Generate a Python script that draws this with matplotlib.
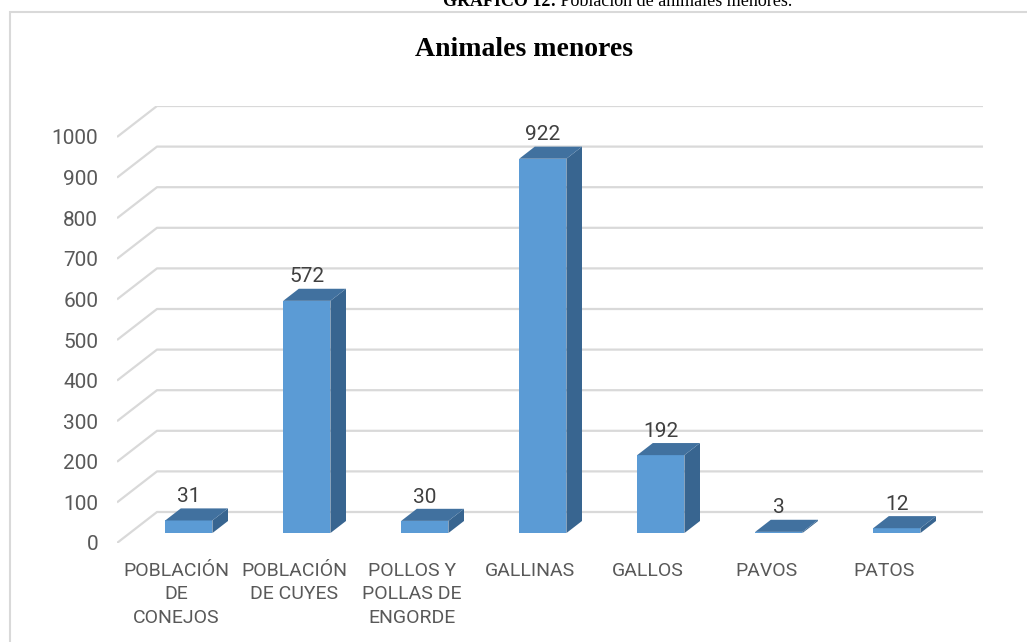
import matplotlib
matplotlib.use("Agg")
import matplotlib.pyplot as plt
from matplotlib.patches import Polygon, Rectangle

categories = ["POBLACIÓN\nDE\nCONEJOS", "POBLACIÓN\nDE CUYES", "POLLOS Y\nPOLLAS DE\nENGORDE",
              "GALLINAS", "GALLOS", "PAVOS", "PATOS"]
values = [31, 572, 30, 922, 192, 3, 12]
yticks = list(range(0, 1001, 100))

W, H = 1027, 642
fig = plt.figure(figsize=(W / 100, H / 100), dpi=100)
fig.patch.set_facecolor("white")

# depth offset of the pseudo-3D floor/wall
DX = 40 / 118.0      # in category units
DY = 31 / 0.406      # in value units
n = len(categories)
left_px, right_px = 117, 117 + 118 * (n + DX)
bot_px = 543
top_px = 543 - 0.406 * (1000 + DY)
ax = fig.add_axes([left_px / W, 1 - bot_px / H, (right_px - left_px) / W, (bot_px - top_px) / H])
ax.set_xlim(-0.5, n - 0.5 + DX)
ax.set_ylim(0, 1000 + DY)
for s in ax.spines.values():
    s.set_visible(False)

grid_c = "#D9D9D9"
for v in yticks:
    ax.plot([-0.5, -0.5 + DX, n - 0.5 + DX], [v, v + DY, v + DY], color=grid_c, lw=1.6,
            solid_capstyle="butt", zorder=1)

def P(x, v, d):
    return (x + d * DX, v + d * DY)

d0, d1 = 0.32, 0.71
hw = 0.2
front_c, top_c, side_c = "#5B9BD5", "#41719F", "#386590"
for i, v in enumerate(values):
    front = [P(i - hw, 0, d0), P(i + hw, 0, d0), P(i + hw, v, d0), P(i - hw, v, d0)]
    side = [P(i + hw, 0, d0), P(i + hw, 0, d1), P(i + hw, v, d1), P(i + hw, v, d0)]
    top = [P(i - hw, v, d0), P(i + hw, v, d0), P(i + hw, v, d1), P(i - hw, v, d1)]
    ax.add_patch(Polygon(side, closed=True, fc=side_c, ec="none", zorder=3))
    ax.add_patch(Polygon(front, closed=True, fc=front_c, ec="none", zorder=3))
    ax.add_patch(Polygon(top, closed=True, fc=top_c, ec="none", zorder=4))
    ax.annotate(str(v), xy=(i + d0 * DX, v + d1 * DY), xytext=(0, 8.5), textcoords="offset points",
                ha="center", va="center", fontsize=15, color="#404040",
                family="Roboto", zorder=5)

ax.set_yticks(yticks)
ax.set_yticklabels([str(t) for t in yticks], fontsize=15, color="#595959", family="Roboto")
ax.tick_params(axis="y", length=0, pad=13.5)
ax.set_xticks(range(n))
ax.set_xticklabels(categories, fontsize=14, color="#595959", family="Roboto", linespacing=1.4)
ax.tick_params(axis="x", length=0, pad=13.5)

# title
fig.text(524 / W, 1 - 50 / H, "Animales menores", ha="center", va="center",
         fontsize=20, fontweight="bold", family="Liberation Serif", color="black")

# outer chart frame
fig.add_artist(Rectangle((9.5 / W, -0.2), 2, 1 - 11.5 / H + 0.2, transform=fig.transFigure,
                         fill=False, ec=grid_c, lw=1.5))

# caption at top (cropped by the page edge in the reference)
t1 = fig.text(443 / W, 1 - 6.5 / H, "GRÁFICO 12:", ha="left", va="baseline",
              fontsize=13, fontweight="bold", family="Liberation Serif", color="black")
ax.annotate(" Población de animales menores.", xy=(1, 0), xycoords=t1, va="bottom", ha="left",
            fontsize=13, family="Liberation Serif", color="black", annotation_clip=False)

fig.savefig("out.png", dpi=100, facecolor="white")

■ ■ ■ ■ ■

### Problem statement:
Print the complete listing exactly as it stands, without its pictures.

### Task output:
Generate a Python script that draws this with matplotlib.
import matplotlib
matplotlib.use("Agg")
import matplotlib.pyplot as plt
from matplotlib.patches import Polygon, Rectangle

categories = ["POBLACIÓN\nDE\nCONEJOS", "POBLACIÓN\nDE CUYES", "POLLOS Y\nPOLLAS DE\nENGORDE",
              "GALLINAS", "GALLOS", "PAVOS", "PATOS"]
values = [31, 572, 30, 922, 192, 3, 12]
yticks = list(range(0, 1001, 100))

W, H = 1027, 642
fig = plt.figure(figsize=(W / 100, H / 100), dpi=100)
fig.patch.set_facecolor("white")

# depth offset of the pseudo-3D floor/wall
DX = 40 / 118.0      # in category units
DY = 31 / 0.406      # in value units
n = len(categories)
left_px, right_px = 117, 117 + 118 * (n + DX)
bot_px = 543
top_px = 543 - 0.406 * (1000 + DY)
ax = fig.add_axes([left_px / W, 1 - bot_px / H, (right_px - left_px) / W, (bot_px - top_px) / H])
ax.set_xlim(-0.5, n - 0.5 + DX)
ax.set_ylim(0, 1000 + DY)
for s in ax.spines.values():
    s.set_visible(False)

grid_c = "#D9D9D9"
for v in yticks:
    ax.plot([-0.5, -0.5 + DX, n - 0.5 + DX], [v, v + DY, v + DY], color=grid_c, lw=1.6,
            solid_capstyle="butt", zorder=1)

def P(x, v, d):
    return (x + d * DX, v + d * DY)

d0, d1 = 0.32, 0.71
hw = 0.2
front_c, top_c, side_c = "#5B9BD5", "#41719F", "#386590"
for i, v in enumerate(values):
    front = [P(i - hw, 0, d0), P(i + hw, 0, d0), P(i + hw, v, d0), P(i - hw, v, d0)]
    side = [P(i + hw, 0, d0), P(i + hw, 0, d1), P(i + hw, v, d1), P(i + hw, v, d0)]
    top = [P(i - hw, v, d0), P(i + hw, v, d0), P(i + hw, v, d1), P(i - hw, v, d1)]
    ax.add_patch(Polygon(side, closed=True, fc=side_c, ec="none", zorder=3))
    ax.add_patch(Polygon(front, closed=True, fc=front_c, ec="none", zorder=3))
    ax.add_patch(Polygon(top, closed=True, fc=top_c, ec="none", zorder=4))
    ax.annotate(str(v), xy=(i + d0 * DX, v + d1 * DY), xytext=(0, 8.5), textcoords="offset points",
                ha="center", va="center", fontsize=15, color="#404040",
                family="Roboto", zorder=5)

ax.set_yticks(yticks)
ax.set_yticklabels([str(t) for t in yticks], fontsize=15, color="#595959", family="Roboto")
ax.tick_params(axis="y", length=0, pad=13.5)
ax.set_xticks(range(n))
ax.set_xticklabels(categories, fontsize=14, color="#595959", family="Roboto", linespacing=1.4)
ax.tick_params(axis="x", length=0, pad=13.5)

# title
fig.text(524 / W, 1 - 50 / H, "Animales menores", ha="center", va="center",
         fontsize=20, fontweight="bold", family="Liberation Serif", color="black")

# outer chart frame
fig.add_artist(Rectangle((9.5 / W, -0.2), 2, 1 - 11.5 / H + 0.2, transform=fig.transFigure,
                         fill=False, ec=grid_c, lw=1.5))

# caption at top (cropped by the page edge in the reference)
t1 = fig.text(443 / W, 1 - 6.5 / H, "GRÁFICO 12:", ha="left", va="baseline",
              fontsize=13, fontweight="bold", family="Liberation Serif", color="black")
ax.annotate(" Población de animales menores.", xy=(1, 0), xycoords=t1, va="bottom", ha="left",
            fontsize=13, family="Liberation Serif", color="black", annotation_clip=False)

fig.savefig("out.png", dpi=100, facecolor="white")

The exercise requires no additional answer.